## SUPPLIED MATERIAL:
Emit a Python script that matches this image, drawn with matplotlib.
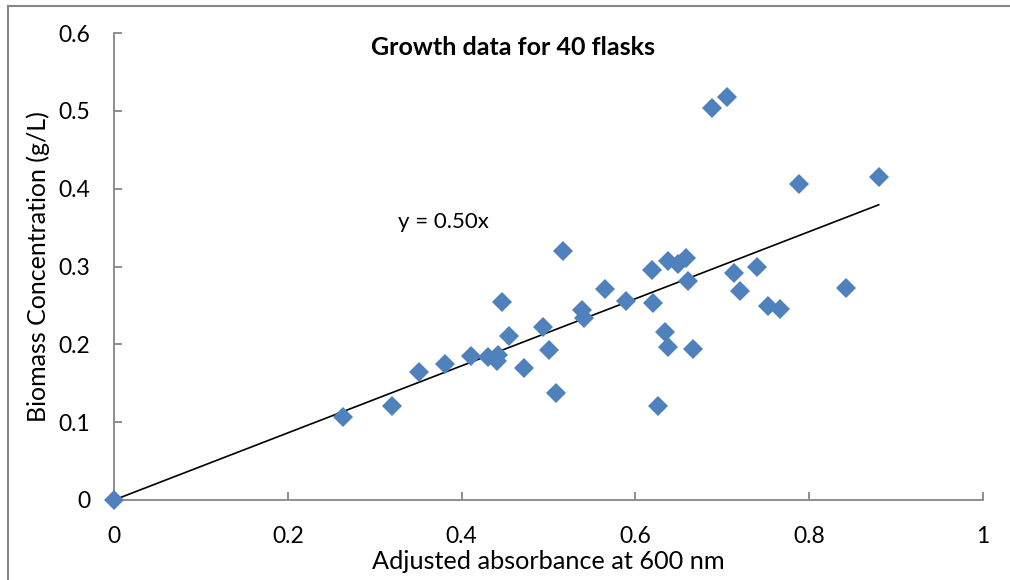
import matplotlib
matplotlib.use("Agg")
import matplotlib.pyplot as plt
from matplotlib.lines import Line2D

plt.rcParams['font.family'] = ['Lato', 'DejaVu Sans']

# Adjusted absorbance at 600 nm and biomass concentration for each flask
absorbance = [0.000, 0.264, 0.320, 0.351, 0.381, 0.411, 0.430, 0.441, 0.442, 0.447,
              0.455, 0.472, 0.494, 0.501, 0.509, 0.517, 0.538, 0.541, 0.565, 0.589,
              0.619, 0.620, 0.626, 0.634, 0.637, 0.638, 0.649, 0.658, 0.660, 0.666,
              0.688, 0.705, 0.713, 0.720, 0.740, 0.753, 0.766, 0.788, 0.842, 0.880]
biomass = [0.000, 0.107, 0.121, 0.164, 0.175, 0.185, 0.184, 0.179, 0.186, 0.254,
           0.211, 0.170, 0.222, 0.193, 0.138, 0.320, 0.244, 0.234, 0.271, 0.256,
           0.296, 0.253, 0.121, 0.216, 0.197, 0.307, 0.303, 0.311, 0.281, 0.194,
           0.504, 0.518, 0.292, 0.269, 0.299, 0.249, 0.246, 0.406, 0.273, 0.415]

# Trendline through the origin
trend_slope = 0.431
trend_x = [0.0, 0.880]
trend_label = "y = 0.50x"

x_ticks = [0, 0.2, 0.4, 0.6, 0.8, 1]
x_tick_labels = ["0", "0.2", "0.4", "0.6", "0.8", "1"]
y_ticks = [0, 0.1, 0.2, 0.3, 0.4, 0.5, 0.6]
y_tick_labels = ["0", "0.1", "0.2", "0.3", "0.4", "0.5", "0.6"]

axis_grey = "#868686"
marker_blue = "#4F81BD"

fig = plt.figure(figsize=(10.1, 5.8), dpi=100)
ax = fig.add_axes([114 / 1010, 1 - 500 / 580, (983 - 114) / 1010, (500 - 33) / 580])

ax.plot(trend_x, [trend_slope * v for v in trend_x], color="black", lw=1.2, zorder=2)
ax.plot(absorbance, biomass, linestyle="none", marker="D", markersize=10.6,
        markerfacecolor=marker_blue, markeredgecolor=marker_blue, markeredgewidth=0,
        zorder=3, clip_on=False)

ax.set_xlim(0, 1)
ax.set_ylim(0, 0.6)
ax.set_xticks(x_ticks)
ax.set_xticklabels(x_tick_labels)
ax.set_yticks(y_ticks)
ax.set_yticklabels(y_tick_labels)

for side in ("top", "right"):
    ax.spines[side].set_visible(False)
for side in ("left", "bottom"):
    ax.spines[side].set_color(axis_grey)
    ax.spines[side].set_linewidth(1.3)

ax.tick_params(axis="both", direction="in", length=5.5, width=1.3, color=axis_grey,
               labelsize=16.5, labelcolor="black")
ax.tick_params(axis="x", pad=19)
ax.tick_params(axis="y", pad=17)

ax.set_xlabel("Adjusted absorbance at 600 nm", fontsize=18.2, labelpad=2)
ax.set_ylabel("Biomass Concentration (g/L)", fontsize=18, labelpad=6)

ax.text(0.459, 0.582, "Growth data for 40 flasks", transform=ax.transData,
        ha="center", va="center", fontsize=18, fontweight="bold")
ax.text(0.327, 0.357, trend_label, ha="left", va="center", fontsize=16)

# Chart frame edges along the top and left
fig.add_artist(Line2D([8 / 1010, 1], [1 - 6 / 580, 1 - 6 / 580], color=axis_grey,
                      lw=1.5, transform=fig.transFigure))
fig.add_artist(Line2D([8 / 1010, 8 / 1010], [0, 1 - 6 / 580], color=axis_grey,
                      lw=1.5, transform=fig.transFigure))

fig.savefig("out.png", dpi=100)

## CHALLENGE:
Reproduce the whole listing above word for word, but not its pictures.

## ANSWER IN FULL:
Emit a Python script that matches this image, drawn with matplotlib.
import matplotlib
matplotlib.use("Agg")
import matplotlib.pyplot as plt
from matplotlib.lines import Line2D

plt.rcParams['font.family'] = ['Lato', 'DejaVu Sans']

# Adjusted absorbance at 600 nm and biomass concentration for each flask
absorbance = [0.000, 0.264, 0.320, 0.351, 0.381, 0.411, 0.430, 0.441, 0.442, 0.447,
              0.455, 0.472, 0.494, 0.501, 0.509, 0.517, 0.538, 0.541, 0.565, 0.589,
              0.619, 0.620, 0.626, 0.634, 0.637, 0.638, 0.649, 0.658, 0.660, 0.666,
              0.688, 0.705, 0.713, 0.720, 0.740, 0.753, 0.766, 0.788, 0.842, 0.880]
biomass = [0.000, 0.107, 0.121, 0.164, 0.175, 0.185, 0.184, 0.179, 0.186, 0.254,
           0.211, 0.170, 0.222, 0.193, 0.138, 0.320, 0.244, 0.234, 0.271, 0.256,
           0.296, 0.253, 0.121, 0.216, 0.197, 0.307, 0.303, 0.311, 0.281, 0.194,
           0.504, 0.518, 0.292, 0.269, 0.299, 0.249, 0.246, 0.406, 0.273, 0.415]

# Trendline through the origin
trend_slope = 0.431
trend_x = [0.0, 0.880]
trend_label = "y = 0.50x"

x_ticks = [0, 0.2, 0.4, 0.6, 0.8, 1]
x_tick_labels = ["0", "0.2", "0.4", "0.6", "0.8", "1"]
y_ticks = [0, 0.1, 0.2, 0.3, 0.4, 0.5, 0.6]
y_tick_labels = ["0", "0.1", "0.2", "0.3", "0.4", "0.5", "0.6"]

axis_grey = "#868686"
marker_blue = "#4F81BD"

fig = plt.figure(figsize=(10.1, 5.8), dpi=100)
ax = fig.add_axes([114 / 1010, 1 - 500 / 580, (983 - 114) / 1010, (500 - 33) / 580])

ax.plot(trend_x, [trend_slope * v for v in trend_x], color="black", lw=1.2, zorder=2)
ax.plot(absorbance, biomass, linestyle="none", marker="D", markersize=10.6,
        markerfacecolor=marker_blue, markeredgecolor=marker_blue, markeredgewidth=0,
        zorder=3, clip_on=False)

ax.set_xlim(0, 1)
ax.set_ylim(0, 0.6)
ax.set_xticks(x_ticks)
ax.set_xticklabels(x_tick_labels)
ax.set_yticks(y_ticks)
ax.set_yticklabels(y_tick_labels)

for side in ("top", "right"):
    ax.spines[side].set_visible(False)
for side in ("left", "bottom"):
    ax.spines[side].set_color(axis_grey)
    ax.spines[side].set_linewidth(1.3)

ax.tick_params(axis="both", direction="in", length=5.5, width=1.3, color=axis_grey,
               labelsize=16.5, labelcolor="black")
ax.tick_params(axis="x", pad=19)
ax.tick_params(axis="y", pad=17)

ax.set_xlabel("Adjusted absorbance at 600 nm", fontsize=18.2, labelpad=2)
ax.set_ylabel("Biomass Concentration (g/L)", fontsize=18, labelpad=6)

ax.text(0.459, 0.582, "Growth data for 40 flasks", transform=ax.transData,
        ha="center", va="center", fontsize=18, fontweight="bold")
ax.text(0.327, 0.357, trend_label, ha="left", va="center", fontsize=16)

# Chart frame edges along the top and left
fig.add_artist(Line2D([8 / 1010, 1], [1 - 6 / 580, 1 - 6 / 580], color=axis_grey,
                      lw=1.5, transform=fig.transFigure))
fig.add_artist(Line2D([8 / 1010, 8 / 1010], [0, 1 - 6 / 580], color=axis_grey,
                      lw=1.5, transform=fig.transFigure))

fig.savefig("out.png", dpi=100)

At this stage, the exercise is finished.